#### [GIVEN DATA]
▬▬▬▬▬▬

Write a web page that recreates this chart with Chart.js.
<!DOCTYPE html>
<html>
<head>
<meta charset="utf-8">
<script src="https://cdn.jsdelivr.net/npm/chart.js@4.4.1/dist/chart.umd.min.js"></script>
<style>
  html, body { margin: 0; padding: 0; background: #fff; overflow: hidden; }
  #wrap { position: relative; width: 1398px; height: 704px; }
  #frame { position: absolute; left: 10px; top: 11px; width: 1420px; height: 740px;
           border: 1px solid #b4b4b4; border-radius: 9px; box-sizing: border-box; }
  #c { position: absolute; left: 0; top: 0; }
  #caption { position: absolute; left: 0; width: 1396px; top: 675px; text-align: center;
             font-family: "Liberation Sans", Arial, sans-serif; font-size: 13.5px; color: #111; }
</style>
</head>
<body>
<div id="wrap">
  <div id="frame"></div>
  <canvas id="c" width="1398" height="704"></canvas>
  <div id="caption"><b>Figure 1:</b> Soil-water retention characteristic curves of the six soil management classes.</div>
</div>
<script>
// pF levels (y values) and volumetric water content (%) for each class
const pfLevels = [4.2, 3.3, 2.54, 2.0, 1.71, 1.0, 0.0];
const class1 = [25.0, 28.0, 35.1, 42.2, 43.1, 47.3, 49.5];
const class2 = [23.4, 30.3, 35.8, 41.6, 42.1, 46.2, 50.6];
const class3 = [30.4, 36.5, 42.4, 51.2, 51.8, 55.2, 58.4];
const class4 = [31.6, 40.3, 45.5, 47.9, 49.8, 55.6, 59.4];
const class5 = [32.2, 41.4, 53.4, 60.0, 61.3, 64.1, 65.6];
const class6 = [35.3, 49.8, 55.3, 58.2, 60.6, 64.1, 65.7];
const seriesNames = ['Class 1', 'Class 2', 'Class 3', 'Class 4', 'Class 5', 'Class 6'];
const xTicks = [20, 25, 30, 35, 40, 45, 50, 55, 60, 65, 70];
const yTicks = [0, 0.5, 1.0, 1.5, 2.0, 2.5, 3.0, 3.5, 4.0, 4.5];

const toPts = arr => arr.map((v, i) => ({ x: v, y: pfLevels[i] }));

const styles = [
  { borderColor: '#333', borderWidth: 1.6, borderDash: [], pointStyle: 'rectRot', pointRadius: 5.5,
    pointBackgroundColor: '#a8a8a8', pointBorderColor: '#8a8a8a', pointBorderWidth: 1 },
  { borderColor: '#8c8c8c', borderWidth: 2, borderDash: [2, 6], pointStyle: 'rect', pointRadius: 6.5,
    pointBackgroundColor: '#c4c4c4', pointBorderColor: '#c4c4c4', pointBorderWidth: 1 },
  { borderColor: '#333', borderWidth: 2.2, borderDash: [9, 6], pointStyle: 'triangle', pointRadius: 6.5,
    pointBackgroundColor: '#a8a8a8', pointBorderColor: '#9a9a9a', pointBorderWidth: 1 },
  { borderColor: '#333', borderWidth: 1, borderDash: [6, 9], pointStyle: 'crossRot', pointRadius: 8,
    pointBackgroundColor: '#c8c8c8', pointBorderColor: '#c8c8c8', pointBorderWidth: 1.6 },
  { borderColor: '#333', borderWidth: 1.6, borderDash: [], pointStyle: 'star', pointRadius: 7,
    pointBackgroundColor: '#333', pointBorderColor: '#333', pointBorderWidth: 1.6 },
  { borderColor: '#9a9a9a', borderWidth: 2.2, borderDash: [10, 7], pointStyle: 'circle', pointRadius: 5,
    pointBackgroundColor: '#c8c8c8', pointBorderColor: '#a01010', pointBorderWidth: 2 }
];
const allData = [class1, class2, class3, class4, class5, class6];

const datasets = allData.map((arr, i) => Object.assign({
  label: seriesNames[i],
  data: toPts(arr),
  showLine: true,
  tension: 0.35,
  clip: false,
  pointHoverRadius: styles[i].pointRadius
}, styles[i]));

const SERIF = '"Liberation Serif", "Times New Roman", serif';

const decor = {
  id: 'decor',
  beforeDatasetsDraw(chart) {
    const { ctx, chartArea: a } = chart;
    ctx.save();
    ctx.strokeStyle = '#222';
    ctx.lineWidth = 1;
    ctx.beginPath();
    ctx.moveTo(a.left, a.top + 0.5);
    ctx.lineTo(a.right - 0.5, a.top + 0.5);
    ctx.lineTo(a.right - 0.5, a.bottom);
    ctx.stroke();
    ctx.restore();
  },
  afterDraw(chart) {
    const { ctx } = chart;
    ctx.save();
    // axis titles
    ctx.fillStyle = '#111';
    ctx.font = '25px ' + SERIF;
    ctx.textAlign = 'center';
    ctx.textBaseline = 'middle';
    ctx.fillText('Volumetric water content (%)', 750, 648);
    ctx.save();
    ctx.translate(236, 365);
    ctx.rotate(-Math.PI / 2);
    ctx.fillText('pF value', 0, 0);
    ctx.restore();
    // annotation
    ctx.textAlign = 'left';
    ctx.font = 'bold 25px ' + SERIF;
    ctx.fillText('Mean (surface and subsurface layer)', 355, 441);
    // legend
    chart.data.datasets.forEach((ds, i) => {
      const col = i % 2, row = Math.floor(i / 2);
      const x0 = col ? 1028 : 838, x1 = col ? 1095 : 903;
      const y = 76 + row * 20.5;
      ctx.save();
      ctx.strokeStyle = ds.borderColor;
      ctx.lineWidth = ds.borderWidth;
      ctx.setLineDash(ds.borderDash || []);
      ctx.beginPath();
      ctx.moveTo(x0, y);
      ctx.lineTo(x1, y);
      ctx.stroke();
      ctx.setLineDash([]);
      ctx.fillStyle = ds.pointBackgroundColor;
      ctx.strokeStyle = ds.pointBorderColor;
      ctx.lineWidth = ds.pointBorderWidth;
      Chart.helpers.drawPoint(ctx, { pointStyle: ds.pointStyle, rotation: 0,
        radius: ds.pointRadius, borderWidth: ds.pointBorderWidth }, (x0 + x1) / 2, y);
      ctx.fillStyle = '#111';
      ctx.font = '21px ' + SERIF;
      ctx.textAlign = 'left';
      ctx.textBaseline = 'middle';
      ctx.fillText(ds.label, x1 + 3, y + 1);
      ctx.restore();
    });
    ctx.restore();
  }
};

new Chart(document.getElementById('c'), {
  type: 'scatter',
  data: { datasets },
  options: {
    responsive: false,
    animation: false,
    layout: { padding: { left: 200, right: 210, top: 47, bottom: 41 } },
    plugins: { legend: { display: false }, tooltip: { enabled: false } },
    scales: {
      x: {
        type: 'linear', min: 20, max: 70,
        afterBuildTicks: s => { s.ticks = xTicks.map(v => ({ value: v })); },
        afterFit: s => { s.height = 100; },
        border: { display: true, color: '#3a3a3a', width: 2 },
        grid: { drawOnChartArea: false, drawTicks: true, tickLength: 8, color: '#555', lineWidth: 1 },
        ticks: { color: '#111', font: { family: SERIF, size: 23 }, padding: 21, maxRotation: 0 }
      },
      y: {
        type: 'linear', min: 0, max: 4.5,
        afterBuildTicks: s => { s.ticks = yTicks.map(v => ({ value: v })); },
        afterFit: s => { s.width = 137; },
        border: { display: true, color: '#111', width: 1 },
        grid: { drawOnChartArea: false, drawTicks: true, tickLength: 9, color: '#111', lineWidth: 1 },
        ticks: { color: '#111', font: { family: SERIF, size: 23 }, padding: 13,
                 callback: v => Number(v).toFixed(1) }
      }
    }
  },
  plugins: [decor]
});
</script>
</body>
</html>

▬▬▬▬▬▬

#### [TASK DIRECTIONS]
Copy every line exactly. Leave nothing out.

#### [RESULT]
Write a web page that recreates this chart with Chart.js.
<!DOCTYPE html>
<html>
<head>
<meta charset="utf-8">
<script src="https://cdn.jsdelivr.net/npm/chart.js@4.4.1/dist/chart.umd.min.js"></script>
<style>
  html, body { margin: 0; padding: 0; background: #fff; overflow: hidden; }
  #wrap { position: relative; width: 1398px; height: 704px; }
  #frame { position: absolute; left: 10px; top: 11px; width: 1420px; height: 740px;
           border: 1px solid #b4b4b4; border-radius: 9px; box-sizing: border-box; }
  #c { position: absolute; left: 0; top: 0; }
  #caption { position: absolute; left: 0; width: 1396px; top: 675px; text-align: center;
             font-family: "Liberation Sans", Arial, sans-serif; font-size: 13.5px; color: #111; }
</style>
</head>
<body>
<div id="wrap">
  <div id="frame"></div>
  <canvas id="c" width="1398" height="704"></canvas>
  <div id="caption"><b>Figure 1:</b> Soil-water retention characteristic curves of the six soil management classes.</div>
</div>
<script>
// pF levels (y values) and volumetric water content (%) for each class
const pfLevels = [4.2, 3.3, 2.54, 2.0, 1.71, 1.0, 0.0];
const class1 = [25.0, 28.0, 35.1, 42.2, 43.1, 47.3, 49.5];
const class2 = [23.4, 30.3, 35.8, 41.6, 42.1, 46.2, 50.6];
const class3 = [30.4, 36.5, 42.4, 51.2, 51.8, 55.2, 58.4];
const class4 = [31.6, 40.3, 45.5, 47.9, 49.8, 55.6, 59.4];
const class5 = [32.2, 41.4, 53.4, 60.0, 61.3, 64.1, 65.6];
const class6 = [35.3, 49.8, 55.3, 58.2, 60.6, 64.1, 65.7];
const seriesNames = ['Class 1', 'Class 2', 'Class 3', 'Class 4', 'Class 5', 'Class 6'];
const xTicks = [20, 25, 30, 35, 40, 45, 50, 55, 60, 65, 70];
const yTicks = [0, 0.5, 1.0, 1.5, 2.0, 2.5, 3.0, 3.5, 4.0, 4.5];

const toPts = arr => arr.map((v, i) => ({ x: v, y: pfLevels[i] }));

const styles = [
  { borderColor: '#333', borderWidth: 1.6, borderDash: [], pointStyle: 'rectRot', pointRadius: 5.5,
    pointBackgroundColor: '#a8a8a8', pointBorderColor: '#8a8a8a', pointBorderWidth: 1 },
  { borderColor: '#8c8c8c', borderWidth: 2, borderDash: [2, 6], pointStyle: 'rect', pointRadius: 6.5,
    pointBackgroundColor: '#c4c4c4', pointBorderColor: '#c4c4c4', pointBorderWidth: 1 },
  { borderColor: '#333', borderWidth: 2.2, borderDash: [9, 6], pointStyle: 'triangle', pointRadius: 6.5,
    pointBackgroundColor: '#a8a8a8', pointBorderColor: '#9a9a9a', pointBorderWidth: 1 },
  { borderColor: '#333', borderWidth: 1, borderDash: [6, 9], pointStyle: 'crossRot', pointRadius: 8,
    pointBackgroundColor: '#c8c8c8', pointBorderColor: '#c8c8c8', pointBorderWidth: 1.6 },
  { borderColor: '#333', borderWidth: 1.6, borderDash: [], pointStyle: 'star', pointRadius: 7,
    pointBackgroundColor: '#333', pointBorderColor: '#333', pointBorderWidth: 1.6 },
  { borderColor: '#9a9a9a', borderWidth: 2.2, borderDash: [10, 7], pointStyle: 'circle', pointRadius: 5,
    pointBackgroundColor: '#c8c8c8', pointBorderColor: '#a01010', pointBorderWidth: 2 }
];
const allData = [class1, class2, class3, class4, class5, class6];

const datasets = allData.map((arr, i) => Object.assign({
  label: seriesNames[i],
  data: toPts(arr),
  showLine: true,
  tension: 0.35,
  clip: false,
  pointHoverRadius: styles[i].pointRadius
}, styles[i]));

const SERIF = '"Liberation Serif", "Times New Roman", serif';

const decor = {
  id: 'decor',
  beforeDatasetsDraw(chart) {
    const { ctx, chartArea: a } = chart;
    ctx.save();
    ctx.strokeStyle = '#222';
    ctx.lineWidth = 1;
    ctx.beginPath();
    ctx.moveTo(a.left, a.top + 0.5);
    ctx.lineTo(a.right - 0.5, a.top + 0.5);
    ctx.lineTo(a.right - 0.5, a.bottom);
    ctx.stroke();
    ctx.restore();
  },
  afterDraw(chart) {
    const { ctx } = chart;
    ctx.save();
    // axis titles
    ctx.fillStyle = '#111';
    ctx.font = '25px ' + SERIF;
    ctx.textAlign = 'center';
    ctx.textBaseline = 'middle';
    ctx.fillText('Volumetric water content (%)', 750, 648);
    ctx.save();
    ctx.translate(236, 365);
    ctx.rotate(-Math.PI / 2);
    ctx.fillText('pF value', 0, 0);
    ctx.restore();
    // annotation
    ctx.textAlign = 'left';
    ctx.font = 'bold 25px ' + SERIF;
    ctx.fillText('Mean (surface and subsurface layer)', 355, 441);
    // legend
    chart.data.datasets.forEach((ds, i) => {
      const col = i % 2, row = Math.floor(i / 2);
      const x0 = col ? 1028 : 838, x1 = col ? 1095 : 903;
      const y = 76 + row * 20.5;
      ctx.save();
      ctx.strokeStyle = ds.borderColor;
      ctx.lineWidth = ds.borderWidth;
      ctx.setLineDash(ds.borderDash || []);
      ctx.beginPath();
      ctx.moveTo(x0, y);
      ctx.lineTo(x1, y);
      ctx.stroke();
      ctx.setLineDash([]);
      ctx.fillStyle = ds.pointBackgroundColor;
      ctx.strokeStyle = ds.pointBorderColor;
      ctx.lineWidth = ds.pointBorderWidth;
      Chart.helpers.drawPoint(ctx, { pointStyle: ds.pointStyle, rotation: 0,
        radius: ds.pointRadius, borderWidth: ds.pointBorderWidth }, (x0 + x1) / 2, y);
      ctx.fillStyle = '#111';
      ctx.font = '21px ' + SERIF;
      ctx.textAlign = 'left';
      ctx.textBaseline = 'middle';
      ctx.fillText(ds.label, x1 + 3, y + 1);
      ctx.restore();
    });
    ctx.restore();
  }
};

new Chart(document.getElementById('c'), {
  type: 'scatter',
  data: { datasets },
  options: {
    responsive: false,
    animation: false,
    layout: { padding: { left: 200, right: 210, top: 47, bottom: 41 } },
    plugins: { legend: { display: false }, tooltip: { enabled: false } },
    scales: {
      x: {
        type: 'linear', min: 20, max: 70,
        afterBuildTicks: s => { s.ticks = xTicks.map(v => ({ value: v })); },
        afterFit: s => { s.height = 100; },
        border: { display: true, color: '#3a3a3a', width: 2 },
        grid: { drawOnChartArea: false, drawTicks: true, tickLength: 8, color: '#555', lineWidth: 1 },
        ticks: { color: '#111', font: { family: SERIF, size: 23 }, padding: 21, maxRotation: 0 }
      },
      y: {
        type: 'linear', min: 0, max: 4.5,
        afterBuildTicks: s => { s.ticks = yTicks.map(v => ({ value: v })); },
        afterFit: s => { s.width = 137; },
        border: { display: true, color: '#111', width: 1 },
        grid: { drawOnChartArea: false, drawTicks: true, tickLength: 9, color: '#111', lineWidth: 1 },
        ticks: { color: '#111', font: { family: SERIF, size: 23 }, padding: 13,
                 callback: v => Number(v).toFixed(1) }
      }
    }
  },
  plugins: [decor]
});
</script>
</body>
</html>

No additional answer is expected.